Typical solvents are hexane and iso-octane. More polar solvents like acetonitrile and toluene can be used, but you probably need to invest more time in the development of the injection method with these solvents. Another influence is also sample pre-treatment, e.g. in what solvent will your extract end up after the last step of the preparation procedure.
In gas chromatography, sample preparation is critical to obtain the right result. Choosing the right chemicals for your method and application will help you for a successful analysis. Avantor® offers a broad range of chemicals for sample preparation of gas chromatography, such as solvents for headspace, pesticide and organic substances trace analysis, MOSH/MOAH and other applications.

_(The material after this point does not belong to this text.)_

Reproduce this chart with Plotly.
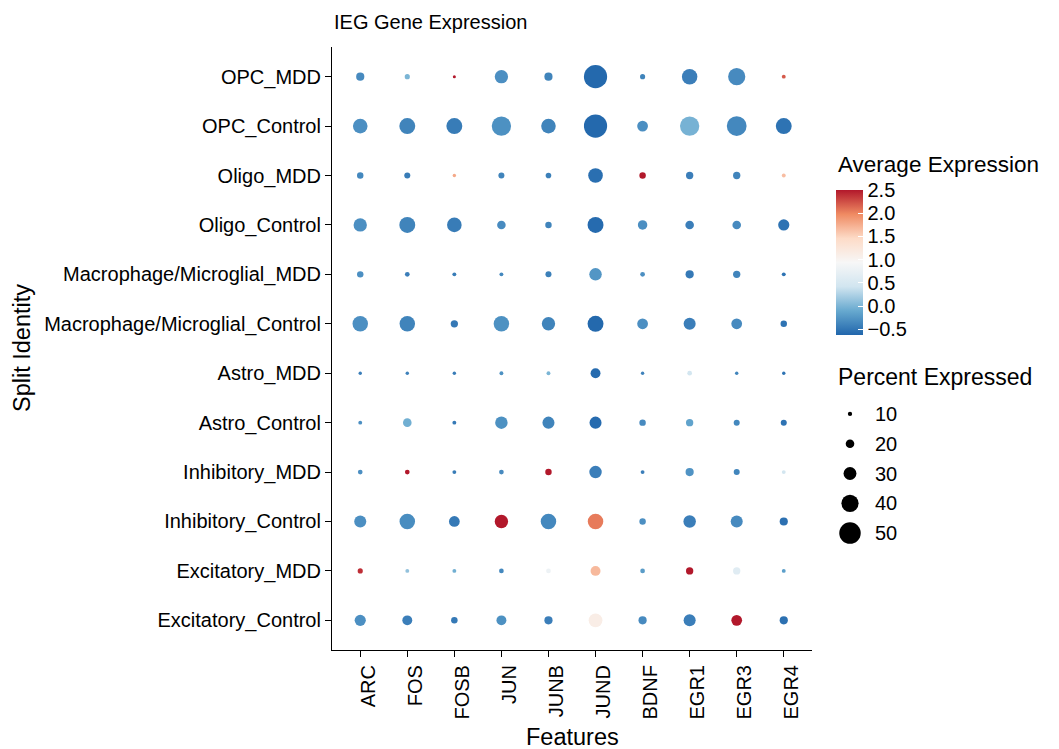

What solvents should you select for GC-MS analysis?
Why has the HEADSPACE solvent grade been created?
When a GC-HS method is being developed, parameters such as sample solvent, extraction temperature and time, sample volume and headspace volume are optimized. Because the composition and purity of a sample solvent have significant effects on the recovery and quality of chromatogram, we have developed solvents specifically for GC-HS applications. Their purity and handling specifications meet the requirements of European Pharmacopoeia (Ph. Eur.). This new GC-HS solvent line includes many common organic solvents such as dimethylsulphoxide (DMSO), dimethylformamide (DMF), dimethylacetamide (DMAC) and n-Methylpyrrolidone-2.
What kind of high-purity solvents can I choose for dioxin analysis?
Dioxin determination in food is mostly done by GC-MS using dichloromethane, n-Hexane or toluene for sample preparation. We offer these solvents in high purity Merck UniSolv® or VWR Chemicals SUPRA TRACE grade. Due to their high specifications these grades are perfect for dioxin analysis by GC-MS.
What is the most popular solvent for dissolving a sample prior to injection on GC/MSD, especially for pesticide analysis?
It depends on the pesticides you want to analyze, and also on the matrix from where the pesticides are being extracted. Ethyl acetate or acetonitrile can be good solvents for this purpose. Generally modified QuEChERS methods prefer to use EA or ACN. These solvents can extract most of the pesticides present in a matrix, but there are still some matrices that need a different approach.
Be careful with acetonitrile in QuEChERS because this solvent is not really compatible with some compounds. In those cases you're better off using a polar solvent with solvent exchange into dichloromethane or hexane. Solvent selection also depends on many factors like solubility and polarity. Due to the high temperatures used in GC-MS, vapor generated from solvent after injecting a sample also plays an important role.